▶ _What is needed_: Copy the lines below as they are; omit the images they contain.

▶ _Recorded data_:

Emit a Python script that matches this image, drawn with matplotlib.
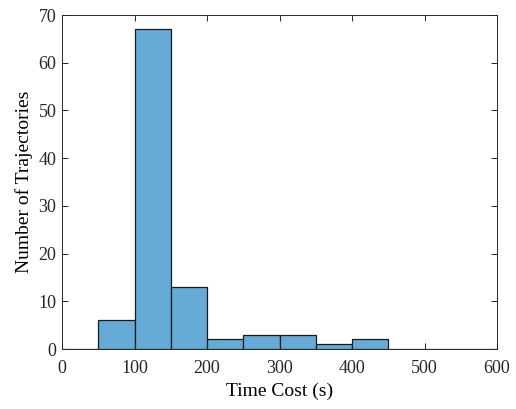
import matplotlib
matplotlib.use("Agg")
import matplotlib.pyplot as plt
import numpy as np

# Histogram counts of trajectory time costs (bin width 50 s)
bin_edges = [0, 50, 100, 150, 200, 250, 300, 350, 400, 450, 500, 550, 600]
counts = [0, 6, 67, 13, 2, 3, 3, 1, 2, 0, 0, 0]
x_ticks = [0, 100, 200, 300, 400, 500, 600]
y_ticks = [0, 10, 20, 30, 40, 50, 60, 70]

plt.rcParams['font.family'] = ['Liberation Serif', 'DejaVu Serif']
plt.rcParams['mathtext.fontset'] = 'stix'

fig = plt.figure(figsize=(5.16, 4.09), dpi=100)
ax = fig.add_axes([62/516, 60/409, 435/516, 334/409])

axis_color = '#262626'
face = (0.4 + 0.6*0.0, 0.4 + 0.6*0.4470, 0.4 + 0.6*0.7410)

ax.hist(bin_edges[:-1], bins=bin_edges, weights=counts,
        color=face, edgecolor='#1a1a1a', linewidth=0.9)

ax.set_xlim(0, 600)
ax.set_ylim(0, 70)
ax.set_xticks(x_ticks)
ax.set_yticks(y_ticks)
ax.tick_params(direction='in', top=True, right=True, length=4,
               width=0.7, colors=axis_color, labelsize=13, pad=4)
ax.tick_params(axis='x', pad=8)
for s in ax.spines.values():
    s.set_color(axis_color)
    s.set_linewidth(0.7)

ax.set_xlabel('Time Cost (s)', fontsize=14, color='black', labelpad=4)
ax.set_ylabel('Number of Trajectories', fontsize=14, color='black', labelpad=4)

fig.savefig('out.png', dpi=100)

▶ _Answer to the exercise_:
Emit a Python script that matches this image, drawn with matplotlib.
import matplotlib
matplotlib.use("Agg")
import matplotlib.pyplot as plt
import numpy as np

# Histogram counts of trajectory time costs (bin width 50 s)
bin_edges = [0, 50, 100, 150, 200, 250, 300, 350, 400, 450, 500, 550, 600]
counts = [0, 6, 67, 13, 2, 3, 3, 1, 2, 0, 0, 0]
x_ticks = [0, 100, 200, 300, 400, 500, 600]
y_ticks = [0, 10, 20, 30, 40, 50, 60, 70]

plt.rcParams['font.family'] = ['Liberation Serif', 'DejaVu Serif']
plt.rcParams['mathtext.fontset'] = 'stix'

fig = plt.figure(figsize=(5.16, 4.09), dpi=100)
ax = fig.add_axes([62/516, 60/409, 435/516, 334/409])

axis_color = '#262626'
face = (0.4 + 0.6*0.0, 0.4 + 0.6*0.4470, 0.4 + 0.6*0.7410)

ax.hist(bin_edges[:-1], bins=bin_edges, weights=counts,
        color=face, edgecolor='#1a1a1a', linewidth=0.9)

ax.set_xlim(0, 600)
ax.set_ylim(0, 70)
ax.set_xticks(x_ticks)
ax.set_yticks(y_ticks)
ax.tick_params(direction='in', top=True, right=True, length=4,
               width=0.7, colors=axis_color, labelsize=13, pad=4)
ax.tick_params(axis='x', pad=8)
for s in ax.spines.values():
    s.set_color(axis_color)
    s.set_linewidth(0.7)

ax.set_xlabel('Time Cost (s)', fontsize=14, color='black', labelpad=4)
ax.set_ylabel('Number of Trajectories', fontsize=14, color='black', labelpad=4)

fig.savefig('out.png', dpi=100)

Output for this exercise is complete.